## Task to complete
Using the listing below, copy exactly the lines from the one containing "Give me the" to the one containing "import numpy as np", both lines included, and no others.

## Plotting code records
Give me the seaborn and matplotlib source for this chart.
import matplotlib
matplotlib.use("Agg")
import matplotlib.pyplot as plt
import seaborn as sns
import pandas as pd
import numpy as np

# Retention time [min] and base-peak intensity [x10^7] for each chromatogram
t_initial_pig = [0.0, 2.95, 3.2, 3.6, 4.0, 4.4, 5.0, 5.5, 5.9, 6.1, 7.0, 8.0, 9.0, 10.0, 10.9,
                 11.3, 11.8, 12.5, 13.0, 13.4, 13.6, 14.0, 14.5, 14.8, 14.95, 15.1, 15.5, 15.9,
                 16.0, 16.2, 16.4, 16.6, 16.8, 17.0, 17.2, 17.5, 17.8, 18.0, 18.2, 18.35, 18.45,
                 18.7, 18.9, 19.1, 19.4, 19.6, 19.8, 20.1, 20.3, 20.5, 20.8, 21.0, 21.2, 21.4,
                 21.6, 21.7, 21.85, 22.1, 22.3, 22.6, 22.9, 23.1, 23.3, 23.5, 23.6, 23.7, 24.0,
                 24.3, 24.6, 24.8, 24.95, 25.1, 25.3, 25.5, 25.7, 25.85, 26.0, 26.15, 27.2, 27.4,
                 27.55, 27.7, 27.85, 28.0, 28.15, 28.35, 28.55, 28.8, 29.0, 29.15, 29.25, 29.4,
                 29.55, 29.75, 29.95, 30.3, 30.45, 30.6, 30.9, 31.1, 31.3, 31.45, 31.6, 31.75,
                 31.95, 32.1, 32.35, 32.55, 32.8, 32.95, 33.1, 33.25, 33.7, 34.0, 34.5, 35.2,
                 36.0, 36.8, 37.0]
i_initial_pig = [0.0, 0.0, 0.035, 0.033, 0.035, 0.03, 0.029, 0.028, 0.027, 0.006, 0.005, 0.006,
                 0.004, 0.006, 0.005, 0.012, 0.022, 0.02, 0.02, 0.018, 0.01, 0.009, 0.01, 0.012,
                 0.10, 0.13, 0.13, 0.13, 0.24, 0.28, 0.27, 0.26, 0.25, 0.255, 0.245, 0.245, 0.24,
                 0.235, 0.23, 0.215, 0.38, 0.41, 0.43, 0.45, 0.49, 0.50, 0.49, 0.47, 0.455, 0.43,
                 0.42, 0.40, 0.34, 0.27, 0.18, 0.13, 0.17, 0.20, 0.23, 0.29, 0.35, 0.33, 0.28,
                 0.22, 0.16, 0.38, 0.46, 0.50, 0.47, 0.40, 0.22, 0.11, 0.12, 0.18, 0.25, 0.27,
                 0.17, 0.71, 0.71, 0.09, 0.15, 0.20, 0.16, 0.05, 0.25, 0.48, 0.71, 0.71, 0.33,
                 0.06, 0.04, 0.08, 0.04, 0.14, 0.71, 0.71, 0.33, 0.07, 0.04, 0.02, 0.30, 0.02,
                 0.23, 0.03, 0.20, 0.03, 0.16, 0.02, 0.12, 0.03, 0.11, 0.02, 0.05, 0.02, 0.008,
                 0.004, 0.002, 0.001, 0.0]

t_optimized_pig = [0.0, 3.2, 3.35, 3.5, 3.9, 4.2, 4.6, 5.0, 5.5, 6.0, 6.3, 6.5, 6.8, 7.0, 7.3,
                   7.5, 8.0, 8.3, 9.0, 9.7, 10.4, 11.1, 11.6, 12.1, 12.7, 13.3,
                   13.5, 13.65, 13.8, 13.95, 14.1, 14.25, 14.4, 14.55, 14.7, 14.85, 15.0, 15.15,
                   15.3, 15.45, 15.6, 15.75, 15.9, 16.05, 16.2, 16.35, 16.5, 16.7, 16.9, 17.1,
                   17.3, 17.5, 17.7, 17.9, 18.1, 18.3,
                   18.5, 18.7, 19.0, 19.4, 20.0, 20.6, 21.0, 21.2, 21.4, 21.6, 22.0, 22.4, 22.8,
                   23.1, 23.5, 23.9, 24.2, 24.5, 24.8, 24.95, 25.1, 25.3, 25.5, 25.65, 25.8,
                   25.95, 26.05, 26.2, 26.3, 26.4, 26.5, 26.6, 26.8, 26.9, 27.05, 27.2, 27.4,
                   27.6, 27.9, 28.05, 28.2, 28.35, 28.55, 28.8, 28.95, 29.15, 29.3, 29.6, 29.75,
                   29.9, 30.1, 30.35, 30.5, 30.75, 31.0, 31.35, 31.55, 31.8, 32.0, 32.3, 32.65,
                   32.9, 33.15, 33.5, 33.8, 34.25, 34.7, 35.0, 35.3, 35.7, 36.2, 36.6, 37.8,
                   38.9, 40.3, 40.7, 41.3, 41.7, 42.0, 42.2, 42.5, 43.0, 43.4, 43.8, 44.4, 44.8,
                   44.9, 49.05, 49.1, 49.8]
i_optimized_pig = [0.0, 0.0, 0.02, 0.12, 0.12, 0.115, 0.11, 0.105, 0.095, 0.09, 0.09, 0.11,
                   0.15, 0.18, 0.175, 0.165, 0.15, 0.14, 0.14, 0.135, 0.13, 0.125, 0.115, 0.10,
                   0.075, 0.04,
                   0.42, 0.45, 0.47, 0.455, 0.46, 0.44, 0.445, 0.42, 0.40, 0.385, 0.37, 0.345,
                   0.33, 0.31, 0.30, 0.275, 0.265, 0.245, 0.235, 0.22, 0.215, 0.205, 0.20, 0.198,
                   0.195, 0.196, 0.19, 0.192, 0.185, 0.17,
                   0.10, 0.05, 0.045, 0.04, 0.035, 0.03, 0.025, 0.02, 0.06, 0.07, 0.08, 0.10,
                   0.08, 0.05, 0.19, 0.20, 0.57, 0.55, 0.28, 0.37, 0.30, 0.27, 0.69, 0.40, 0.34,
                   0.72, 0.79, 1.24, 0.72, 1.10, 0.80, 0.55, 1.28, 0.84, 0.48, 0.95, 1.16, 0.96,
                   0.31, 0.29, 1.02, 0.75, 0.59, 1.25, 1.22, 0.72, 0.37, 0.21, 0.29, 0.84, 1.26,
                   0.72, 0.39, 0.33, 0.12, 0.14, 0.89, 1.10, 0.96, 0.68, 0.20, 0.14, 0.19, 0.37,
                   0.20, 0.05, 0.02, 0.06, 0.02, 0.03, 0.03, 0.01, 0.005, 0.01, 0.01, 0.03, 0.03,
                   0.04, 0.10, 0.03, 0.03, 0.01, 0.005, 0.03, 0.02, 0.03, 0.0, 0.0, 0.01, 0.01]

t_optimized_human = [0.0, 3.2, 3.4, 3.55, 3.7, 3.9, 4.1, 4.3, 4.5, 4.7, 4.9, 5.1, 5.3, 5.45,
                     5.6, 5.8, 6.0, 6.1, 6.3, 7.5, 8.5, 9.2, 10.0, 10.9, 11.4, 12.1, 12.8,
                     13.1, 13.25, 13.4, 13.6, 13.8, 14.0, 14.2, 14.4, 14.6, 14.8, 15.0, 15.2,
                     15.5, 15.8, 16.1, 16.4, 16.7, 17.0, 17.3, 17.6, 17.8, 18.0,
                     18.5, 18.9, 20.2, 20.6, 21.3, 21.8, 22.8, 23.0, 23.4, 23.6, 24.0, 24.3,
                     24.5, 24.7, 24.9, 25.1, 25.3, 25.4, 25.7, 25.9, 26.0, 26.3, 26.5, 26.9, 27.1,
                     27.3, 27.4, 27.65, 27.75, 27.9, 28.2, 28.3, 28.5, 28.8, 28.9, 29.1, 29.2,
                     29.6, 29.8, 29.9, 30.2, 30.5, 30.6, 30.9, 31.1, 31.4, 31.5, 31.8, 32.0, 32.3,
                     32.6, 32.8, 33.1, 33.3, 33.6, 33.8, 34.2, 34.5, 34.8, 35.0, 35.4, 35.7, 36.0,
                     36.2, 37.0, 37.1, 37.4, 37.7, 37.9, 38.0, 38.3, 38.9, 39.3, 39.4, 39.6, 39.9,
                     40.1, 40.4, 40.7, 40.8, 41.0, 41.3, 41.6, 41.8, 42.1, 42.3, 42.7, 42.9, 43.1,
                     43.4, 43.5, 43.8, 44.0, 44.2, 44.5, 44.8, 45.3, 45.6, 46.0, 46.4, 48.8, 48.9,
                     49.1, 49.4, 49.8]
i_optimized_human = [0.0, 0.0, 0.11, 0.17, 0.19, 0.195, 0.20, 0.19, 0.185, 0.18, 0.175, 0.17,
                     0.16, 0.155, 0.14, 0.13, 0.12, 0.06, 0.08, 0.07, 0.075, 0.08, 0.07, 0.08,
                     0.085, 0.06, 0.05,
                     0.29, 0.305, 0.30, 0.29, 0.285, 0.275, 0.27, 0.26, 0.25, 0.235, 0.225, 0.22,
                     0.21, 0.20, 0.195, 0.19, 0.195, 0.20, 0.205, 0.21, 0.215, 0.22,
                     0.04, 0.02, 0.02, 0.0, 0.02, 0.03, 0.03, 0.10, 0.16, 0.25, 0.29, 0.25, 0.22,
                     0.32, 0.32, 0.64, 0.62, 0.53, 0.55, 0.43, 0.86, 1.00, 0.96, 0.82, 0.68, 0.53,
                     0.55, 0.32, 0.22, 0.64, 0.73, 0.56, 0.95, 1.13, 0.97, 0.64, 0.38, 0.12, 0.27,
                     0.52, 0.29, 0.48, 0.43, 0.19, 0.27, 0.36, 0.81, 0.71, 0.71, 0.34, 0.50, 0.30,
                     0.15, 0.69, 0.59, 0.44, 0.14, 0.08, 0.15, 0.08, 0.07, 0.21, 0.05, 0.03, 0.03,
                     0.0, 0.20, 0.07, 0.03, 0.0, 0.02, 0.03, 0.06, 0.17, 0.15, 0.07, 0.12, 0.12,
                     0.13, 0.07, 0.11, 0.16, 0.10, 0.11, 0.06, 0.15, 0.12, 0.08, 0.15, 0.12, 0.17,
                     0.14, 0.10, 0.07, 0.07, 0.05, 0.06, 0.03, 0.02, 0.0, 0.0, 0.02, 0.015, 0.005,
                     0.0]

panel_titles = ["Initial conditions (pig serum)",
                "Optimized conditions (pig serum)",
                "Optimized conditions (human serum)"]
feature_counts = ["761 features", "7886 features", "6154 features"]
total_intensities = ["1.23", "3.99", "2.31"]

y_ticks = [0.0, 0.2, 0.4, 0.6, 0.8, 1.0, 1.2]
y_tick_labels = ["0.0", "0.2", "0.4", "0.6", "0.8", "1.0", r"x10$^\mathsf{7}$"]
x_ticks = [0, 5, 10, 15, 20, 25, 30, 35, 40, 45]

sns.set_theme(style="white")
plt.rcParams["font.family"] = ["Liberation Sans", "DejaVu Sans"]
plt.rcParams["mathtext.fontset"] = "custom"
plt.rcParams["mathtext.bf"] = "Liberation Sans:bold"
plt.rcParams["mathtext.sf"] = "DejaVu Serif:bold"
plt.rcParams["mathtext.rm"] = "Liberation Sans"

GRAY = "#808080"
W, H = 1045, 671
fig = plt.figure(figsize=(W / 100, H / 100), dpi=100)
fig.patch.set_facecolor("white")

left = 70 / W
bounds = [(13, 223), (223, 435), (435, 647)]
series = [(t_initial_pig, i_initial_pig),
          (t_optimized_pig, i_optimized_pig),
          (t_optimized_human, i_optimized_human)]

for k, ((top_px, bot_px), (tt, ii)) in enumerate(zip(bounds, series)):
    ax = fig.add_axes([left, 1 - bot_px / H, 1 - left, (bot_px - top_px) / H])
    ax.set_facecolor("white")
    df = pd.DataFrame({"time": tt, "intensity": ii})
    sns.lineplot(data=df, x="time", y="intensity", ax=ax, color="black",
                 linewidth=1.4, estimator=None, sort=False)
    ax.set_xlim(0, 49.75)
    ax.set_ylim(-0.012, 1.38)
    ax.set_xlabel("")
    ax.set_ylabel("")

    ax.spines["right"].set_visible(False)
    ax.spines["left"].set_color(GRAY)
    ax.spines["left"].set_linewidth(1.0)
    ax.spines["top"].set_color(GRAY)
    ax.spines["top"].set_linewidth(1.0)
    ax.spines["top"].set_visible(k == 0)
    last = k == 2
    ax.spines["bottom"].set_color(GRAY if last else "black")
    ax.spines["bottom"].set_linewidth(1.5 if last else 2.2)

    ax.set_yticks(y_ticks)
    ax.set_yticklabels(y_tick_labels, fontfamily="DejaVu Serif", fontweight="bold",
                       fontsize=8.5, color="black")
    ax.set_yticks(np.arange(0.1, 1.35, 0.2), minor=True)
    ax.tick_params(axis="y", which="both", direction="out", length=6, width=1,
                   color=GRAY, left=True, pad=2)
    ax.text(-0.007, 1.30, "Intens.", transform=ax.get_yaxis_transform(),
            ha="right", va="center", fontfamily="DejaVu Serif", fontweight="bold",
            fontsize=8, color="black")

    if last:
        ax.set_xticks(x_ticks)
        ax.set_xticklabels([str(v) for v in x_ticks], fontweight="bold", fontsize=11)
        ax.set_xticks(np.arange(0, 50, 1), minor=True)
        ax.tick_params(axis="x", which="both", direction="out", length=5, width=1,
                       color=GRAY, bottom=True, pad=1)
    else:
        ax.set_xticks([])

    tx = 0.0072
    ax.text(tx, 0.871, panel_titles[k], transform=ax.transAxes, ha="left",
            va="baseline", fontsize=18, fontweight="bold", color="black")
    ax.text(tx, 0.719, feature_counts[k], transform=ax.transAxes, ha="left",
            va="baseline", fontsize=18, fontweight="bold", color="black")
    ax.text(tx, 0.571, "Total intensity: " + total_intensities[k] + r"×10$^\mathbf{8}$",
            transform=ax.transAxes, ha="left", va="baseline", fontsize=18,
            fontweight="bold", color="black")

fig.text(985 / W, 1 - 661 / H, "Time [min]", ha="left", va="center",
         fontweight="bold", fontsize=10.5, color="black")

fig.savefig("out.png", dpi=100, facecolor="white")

--

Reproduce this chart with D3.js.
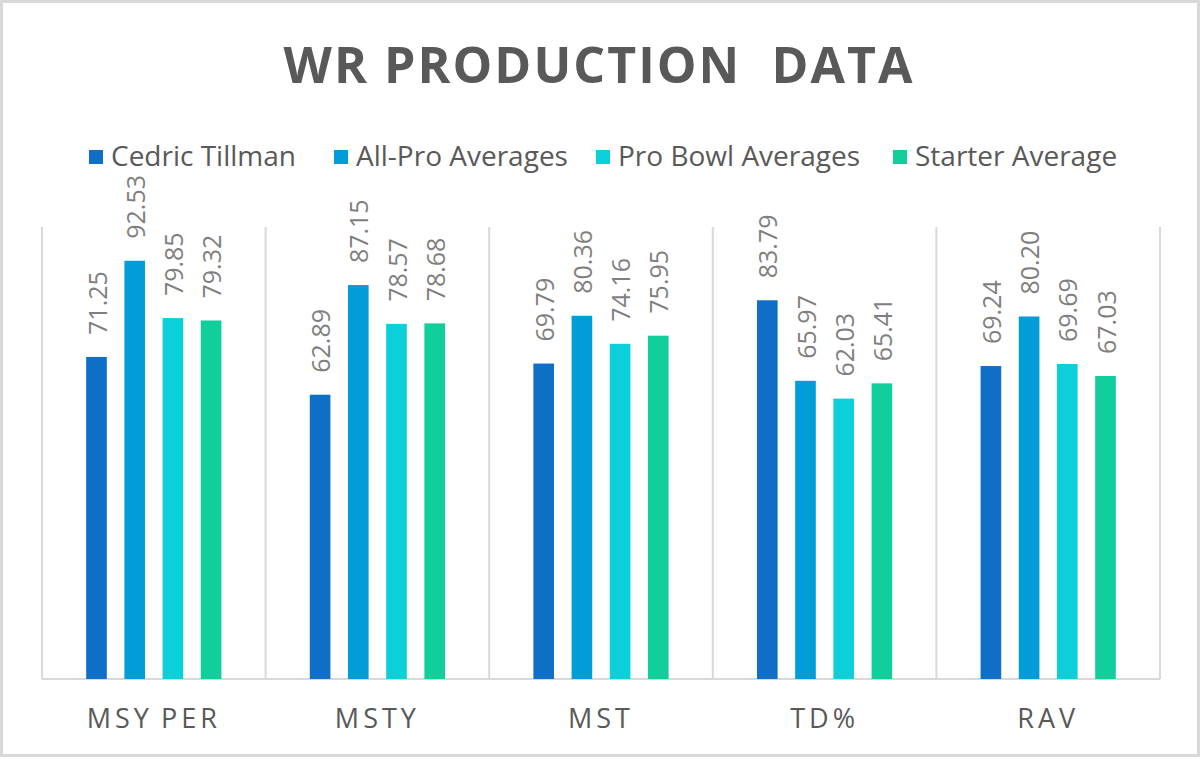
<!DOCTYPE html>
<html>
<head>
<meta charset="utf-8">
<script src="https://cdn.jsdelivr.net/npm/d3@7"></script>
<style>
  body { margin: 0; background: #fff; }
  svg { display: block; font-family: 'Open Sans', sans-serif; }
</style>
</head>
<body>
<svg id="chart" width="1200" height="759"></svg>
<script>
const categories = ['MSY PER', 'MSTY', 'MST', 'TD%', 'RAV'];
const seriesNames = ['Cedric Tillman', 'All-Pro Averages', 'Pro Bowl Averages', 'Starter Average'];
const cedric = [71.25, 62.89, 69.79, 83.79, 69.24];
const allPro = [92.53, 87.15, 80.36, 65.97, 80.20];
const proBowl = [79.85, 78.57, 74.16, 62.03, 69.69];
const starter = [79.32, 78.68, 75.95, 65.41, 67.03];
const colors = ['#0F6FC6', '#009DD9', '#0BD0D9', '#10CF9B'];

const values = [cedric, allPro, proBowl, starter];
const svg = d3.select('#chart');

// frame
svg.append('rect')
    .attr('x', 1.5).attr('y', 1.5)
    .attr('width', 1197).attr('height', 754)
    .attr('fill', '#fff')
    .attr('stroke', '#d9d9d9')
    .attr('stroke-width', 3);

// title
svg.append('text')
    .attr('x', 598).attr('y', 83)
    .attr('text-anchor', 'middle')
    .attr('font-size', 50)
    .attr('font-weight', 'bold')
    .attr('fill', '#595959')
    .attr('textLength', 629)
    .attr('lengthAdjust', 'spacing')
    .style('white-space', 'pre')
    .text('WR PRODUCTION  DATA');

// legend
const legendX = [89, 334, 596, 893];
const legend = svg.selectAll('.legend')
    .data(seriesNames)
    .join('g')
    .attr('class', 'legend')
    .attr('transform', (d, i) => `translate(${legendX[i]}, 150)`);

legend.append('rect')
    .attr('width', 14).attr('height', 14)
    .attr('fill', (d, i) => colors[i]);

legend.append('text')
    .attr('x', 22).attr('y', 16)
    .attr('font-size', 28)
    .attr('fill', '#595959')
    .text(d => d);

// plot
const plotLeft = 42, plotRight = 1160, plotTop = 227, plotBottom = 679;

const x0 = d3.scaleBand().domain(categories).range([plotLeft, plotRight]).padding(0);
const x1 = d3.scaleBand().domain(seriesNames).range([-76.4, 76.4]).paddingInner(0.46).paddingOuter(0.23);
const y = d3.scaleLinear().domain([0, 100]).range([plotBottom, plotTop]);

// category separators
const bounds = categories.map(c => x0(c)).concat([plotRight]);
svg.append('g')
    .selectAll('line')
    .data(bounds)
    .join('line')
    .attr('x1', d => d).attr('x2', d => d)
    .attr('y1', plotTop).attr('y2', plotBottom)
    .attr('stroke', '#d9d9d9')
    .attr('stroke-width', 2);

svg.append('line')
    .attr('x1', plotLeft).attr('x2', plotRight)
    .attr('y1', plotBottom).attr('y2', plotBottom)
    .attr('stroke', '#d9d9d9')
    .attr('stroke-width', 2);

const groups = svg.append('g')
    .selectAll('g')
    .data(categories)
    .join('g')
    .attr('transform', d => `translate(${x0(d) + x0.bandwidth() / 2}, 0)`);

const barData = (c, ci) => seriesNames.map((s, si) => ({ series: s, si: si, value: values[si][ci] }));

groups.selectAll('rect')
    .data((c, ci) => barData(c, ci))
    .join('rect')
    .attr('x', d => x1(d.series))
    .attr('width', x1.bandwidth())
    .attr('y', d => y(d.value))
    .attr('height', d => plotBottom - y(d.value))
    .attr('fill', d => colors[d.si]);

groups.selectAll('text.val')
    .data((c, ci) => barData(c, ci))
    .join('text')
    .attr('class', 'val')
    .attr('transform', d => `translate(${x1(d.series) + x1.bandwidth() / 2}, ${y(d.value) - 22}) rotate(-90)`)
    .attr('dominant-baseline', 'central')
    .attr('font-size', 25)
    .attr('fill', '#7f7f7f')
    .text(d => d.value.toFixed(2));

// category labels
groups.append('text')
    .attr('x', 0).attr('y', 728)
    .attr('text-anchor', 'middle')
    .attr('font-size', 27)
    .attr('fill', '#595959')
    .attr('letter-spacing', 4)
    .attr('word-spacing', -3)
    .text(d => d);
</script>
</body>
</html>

## Exercise answer
Give me the seaborn and matplotlib source for this chart.
import matplotlib
matplotlib.use("Agg")
import matplotlib.pyplot as plt
import seaborn as sns
import pandas as pd
import numpy as np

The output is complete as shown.